On ne comprend rien, réellement rien, à la question des biocarburants si l’on oublie cette évidence qu’un puissant lobby industriel est à l’œuvre dans le monde entier, à l’appui d’une production en tous points désastreuse. Un, les biocarburants ont joué un rôle majeur dans l’explosion du prix des denrées alimentaires depuis deux ans. De très nombreuses études l’attestent. Je te glisse un échantillon rapide de citations des années 2007 et 2008.

*Pour le président de la Banque mondiale, Robert Zoellick, « les biocarburants sont sans aucun doute un facteur important dans l’accroissement de la demande en produits alimentaires », le prix du maïs ayant ainsi doublé en deux ans. 2008

 *John Lipsky, numéro deux du Fond monétaire international (FMI) a estimé jeudi 8 mai 2008 que le développement des biocarburants serait responsable à 70% de la hausse récente des prix du maïs et 40% de celle des graines de soja.

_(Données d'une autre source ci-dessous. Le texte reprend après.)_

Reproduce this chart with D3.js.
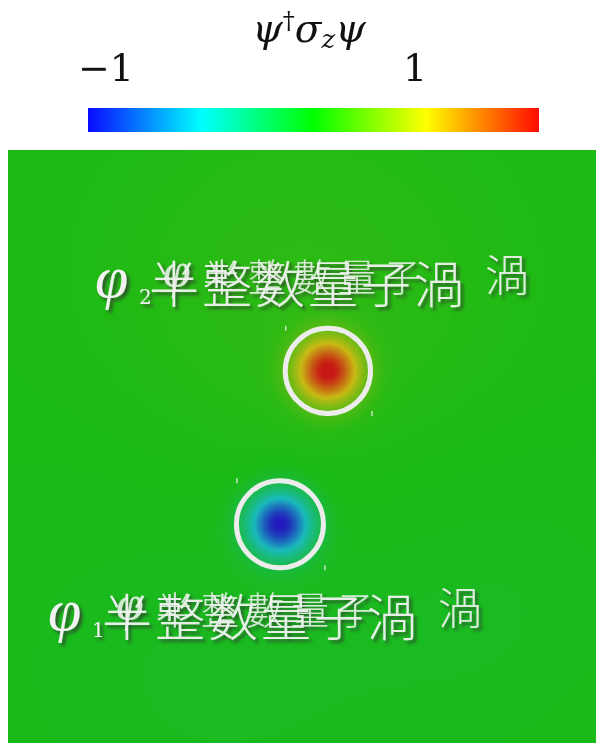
<!DOCTYPE html>
<html><head><meta charset="utf-8">
<script src="https://cdn.jsdelivr.net/npm/d3@7"></script>
<style>
body{margin:0;background:#fff;}
#wrap{position:relative;width:596px;height:743px;overflow:hidden;background:#fff}
#wrap canvas,#wrap svg{position:absolute;left:0;top:0}
</style>
</head><body><div id="wrap"></div>
<script>
// ---------- data ----------
const colorStops = [-1, -0.5, 0, 0.5, 1];
const colorValues = ["#0a0aff", "#00ffff", "#00ff00", "#ffff00", "#ff0a00"];
const tickValues = [-1, 1];
const tickLabels = ["−1", "1"];
// vortices (data coords, x,y in [-1,1])
const vortexSubscripts = ["2", "1"];
const vortexX = [0.088, -0.075];
const vortexY = [0.255, -0.262];
const vortexSign = [1, -1];
const vortexCore = [0.074, 0.074];
const circleRadius = [0.145, 0.148];
const labelX = [-0.697, -0.857];
const labelY = [0.484, -0.638];
const labelTextA = "半整数量子渦";
const labelCharsB = ["半", "整", "數", "量", "子"];
const labelTextB2 = "渦";
// broad background texture
const bgX = [0.0, -0.3, 0.7];
const bgY = [0.45, -0.7, -0.5];
const bgAmp = [0.06, -0.04, -0.03];
const bgWidth = [0.5, 0.6, 0.4];

// ---------- layout ----------
const W = 596, H = 743;
const map = {x0: 8, x1: 596, y0: 150, y1: 743};
const xs = d3.scaleLinear().domain([-1, 1]).range([map.x0, map.x1]);
const ys = d3.scaleLinear().domain([-1, 1]).range([map.y1, map.y0]);
const color = d3.scaleLinear().domain(colorStops).range(colorValues).clamp(true);

const wrap = d3.select("#wrap");

// heatmap canvas
const cw = map.x1 - map.x0, ch = map.y1 - map.y0;
const canvas = wrap.append("canvas").attr("width", cw).attr("height", ch)
  .style("left", map.x0 + "px").style("top", map.y0 + "px");
const ctx = canvas.node().getContext("2d");
const img = ctx.createImageData(cw, ch);
const N = 1024;
const lut = d3.range(N).map(i => {
  const c = d3.rgb(color(-1 + 2 * i / (N - 1)));
  return [26 + c.r * 0.68, 18 + c.g * 0.66, 20 + c.b * 0.66];
});
function field(x, y) {
  let v = 0;
  for (let k = 0; k < vortexX.length; k++) {
    const dx = x - vortexX[k], dy = y - vortexY[k];
    v += vortexSign[k] * Math.exp(-(dx * dx + dy * dy) / (2 * vortexCore[k] * vortexCore[k]));
  }
  for (let k = 0; k < bgX.length; k++) {
    const dx = x - bgX[k], dy = y - bgY[k];
    v += bgAmp[k] * Math.exp(-(dx * dx + dy * dy) / (2 * bgWidth[k] * bgWidth[k]));
  }
  return v;
}
for (let j = 0; j < ch; j++) {
  const y = ys.invert(map.y0 + j + 0.5);
  for (let i = 0; i < cw; i++) {
    const x = xs.invert(map.x0 + i + 0.5);
    const v = Math.max(-1, Math.min(1, field(x, y)));
    const c = lut[Math.round((v + 1) / 2 * (N - 1))];
    const p = (j * cw + i) * 4;
    img.data[p] = c[0]; img.data[p + 1] = c[1]; img.data[p + 2] = c[2]; img.data[p + 3] = 255;
  }
}
ctx.putImageData(img, 0, 0);

// svg overlay
const svg = wrap.append("svg").attr("width", W).attr("height", H);
const defs = svg.append("defs");
const grad = defs.append("linearGradient").attr("id", "cb");
colorStops.forEach((s, i) => grad.append("stop")
  .attr("offset", (i / (colorStops.length - 1) * 100) + "%").attr("stop-color", colorValues[i]));
const f = defs.append("filter").attr("id", "sh").attr("x", "-10%").attr("y", "-30%").attr("width", "130%").attr("height", "170%");
f.append("feDropShadow").attr("dx", 3).attr("dy", 3).attr("stdDeviation", 1.8)
  .attr("flood-color", "#333").attr("flood-opacity", 0.7);

// colorbar
const cb = {x: 88, y: 108, w: 451, h: 24};
svg.append("rect").attr("x", cb.x).attr("y", cb.y).attr("width", cb.w).attr("height", cb.h).attr("fill", "url(#cb)");
const tickScale = d3.scaleLinear().domain([-1, 1]).range([106, 415]);
svg.selectAll("text.tick").data(tickValues).join("text").attr("class", "tick")
  .attr("x", d => tickScale(d)).attr("y", 81).attr("text-anchor", "middle")
  .attr("font-family", "DejaVu Serif, serif").attr("font-size", 38)
  .attr("fill", "#111").text((d, i) => tickLabels[i]);
const title = svg.append("text").attr("x", 309).attr("y", 42).attr("text-anchor", "middle")
  .attr("font-family", "DejaVu Serif, serif").attr("font-size", 39).attr("fill", "#111");
title.append("tspan").attr("font-style", "italic").text("ψ");
title.append("tspan").attr("dy", -13).attr("font-size", 24).text("†");
title.append("tspan").attr("dy", 13).attr("font-style", "italic").text("σ");
title.append("tspan").attr("dy", 6).attr("font-size", 26).attr("font-style", "italic").text("z");
title.append("tspan").attr("dy", -6).attr("font-style", "italic").text("ψ");

// circles
svg.selectAll("circle.v").data(vortexX).join("circle").attr("class", "v")
  .attr("cx", (d, i) => xs(vortexX[i])).attr("cy", (d, i) => ys(vortexY[i]))
  .attr("r", (d, i) => xs(circleRadius[i]) - xs(0))
  .attr("fill", "none").attr("stroke", "#ececec").attr("stroke-width", 5);
// small corner marks
vortexX.forEach((d, i) => {
  const cx = xs(vortexX[i]), cy = ys(vortexY[i]), r = xs(circleRadius[i]) - xs(0) + 0.5;
  [[-r + 1, -r - 2], [r + 1, r - 3]].forEach(([dx, dy]) => {
    svg.append("line").attr("x1", cx + dx).attr("x2", cx + dx).attr("y1", cy + dy).attr("y2", cy + dy + 5)
      .attr("stroke", "#eee").attr("stroke-width", 1.2);
  });
});

// labels
const cjkA = "Noto Sans CJK JP, sans-serif", cjkB = "Noto Sans CJK TC, sans-serif";
const phi = "\u03C6";
const phiFont = "Liberation Serif, serif";
vortexX.forEach((d, i) => {
  const g = svg.append("g").attr("transform", `translate(${xs(labelX[i])},${ys(labelY[i])})`)
    .attr("fill", "#f2f2f2").attr("filter", "url(#sh)");
  // layer A
  g.append("text").attr("x", -2).attr("y", -6).attr("font-family", phiFont)
    .attr("font-style", "italic").attr("font-size", 60).text(phi);
  g.append("text").attr("x", 42).attr("y", 1).attr("font-family", "DejaVu Serif, serif")
    .attr("font-size", 20).text(vortexSubscripts[i]);
  g.append("text").attr("x", 52).attr("y", 0).attr("font-family", cjkA).attr("font-weight", 300)
    .attr("font-size", 50).attr("letter-spacing", 3).attr("opacity", 0.95).text(labelTextA);
  // layer B
  g.append("text").attr("x", 66).attr("y", -16).attr("font-family", phiFont)
    .attr("font-style", "italic").attr("font-size", 50).attr("opacity", 0.85).text(phi);
  g.append("text").attr("y", -12).attr("font-family", cjkB).attr("font-weight", 300)
    .attr("font-size", 38).attr("opacity", 0.85)
    .selectAll("tspan").data(labelCharsB).join("tspan")
    .attr("x", (c, k) => 106 + k * 45).text(c => c);
  g.append("text").attr("x", 388).attr("y", -11).attr("font-family", cjkB).attr("font-weight", 300)
    .attr("font-size", 44).attr("opacity", 0.9).text(labelTextB2);
});
</script>
</body></html>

* La FAO, à l’automne 2008 : «  Les consommateurs urbains pauvres et les acheteurs nets de denrées alimentaires dans les zones rurales sont tout particulièrement menacés. Une grande partie des pauvres de la planète dépensent plus de la moitié de leurs revenus pour s’acheter de la nourriture.“Les décisions liées aux biocarburants devraient tenir compte de la situation de la sécurité alimentaire, mais aussi de la disponibilité de terres et d’eau”, selon M. Diouf. “Tous les efforts devraient être ciblés sur la conservation du but suprême consistant à libérer l’humanité du fléau de la faim”. »

 *Le Belge Olivier de Schutter, rapporteur spécial de l’ONU sur le droit à l’alimentation, en 2008 : « Les objectifs ambitieux en matière de production de biocarburants que se sont fixés les Etats-Unis et l’Union européenne sont irresponsables. La production de colza, l’huile de palme, qui détruit les forêts en Indonésie, l’utilisation d’un quart de la récolte de maïs aux Etats-Unis, c’est un scandale, qui sert uniquement les intérêts d’un petit lobby, avec l’argent du contribuable. J’appelle au gel de tout investissement dans ce secteur ».

 *Rapport de l’OCDE, septembre 2007 : « The current push to expand the use of biofuels is creating unsustainable tensions that will disrupt markets without generating significant environmental benefits »

*Stephen Corry, directeur de Survival, en 2008 : « Le boom du biocarburant n’a pas seulement de graves conséquences sur l’environnement, la hausse du prix des denrées alimentaires ou la survie des orang-outang – il a aussi un impact dévastateur sur les peuples indigènes. Les compagnies qui promeuvent cette industrie ont réellement la volonté de se débarrasser des peuples indigènes afin d’accaparer leurs terres ».

*Au cours d’un Forum pour la souveraineté alimentaire, en marge de la conférence de la FAO à Brasilia, le mouvement paysan international Via Campesina a condamné la production de biocarburants. « Le problème, c’est non seulement l’utilisation de produits agricoles à des fins autres que l’alimentation mais aussi la quantité d’eau que l’on utilise, les pesticides et la monoculture qui finit par tuer la terre », a ainsi déclaré Juana Ferrer, la représentante de la Confédération nationale des femmes paysannes de la République Dominicaine (2008).

Je te le répète, il ne s’agit que d’un maigre échantillon. J’aurais aisément pu montrer la même chose à propos des atteintes à la biodiversité par destruction de forêts tropicales ou de milieux aussi riches que le cerrado brésilien. J’aurais pu, de même, citer quantité de grands noms de la science – Paul Crutzen, prix Nobel de chimie – qui jugent le boom mondial en faveur des biocarburants responsable d’une hausse considérable des émissions de gaz à effet de serre. Notamment au travers du drainage des tourbières d’Asie.

Franchement, le dossier est clair, net et sans bavure. Il faut et il suffit de rassembler les informations disponibles. Pour ce qui concerne la France, le lobby est celui de l’agriculture industrielle et des grandes coopératives céréalières. Faut-il faire un dessin ? Quant aux biocarburants de seconde génération, ils servent essentiellement d’argument publicitaire en faveur de ceux réellement existants. Il s’agit essentiellement de propagande qui permet de faire passer le bilan dévastateur de ceux de première génération. En somme, demain, on rasera gratis.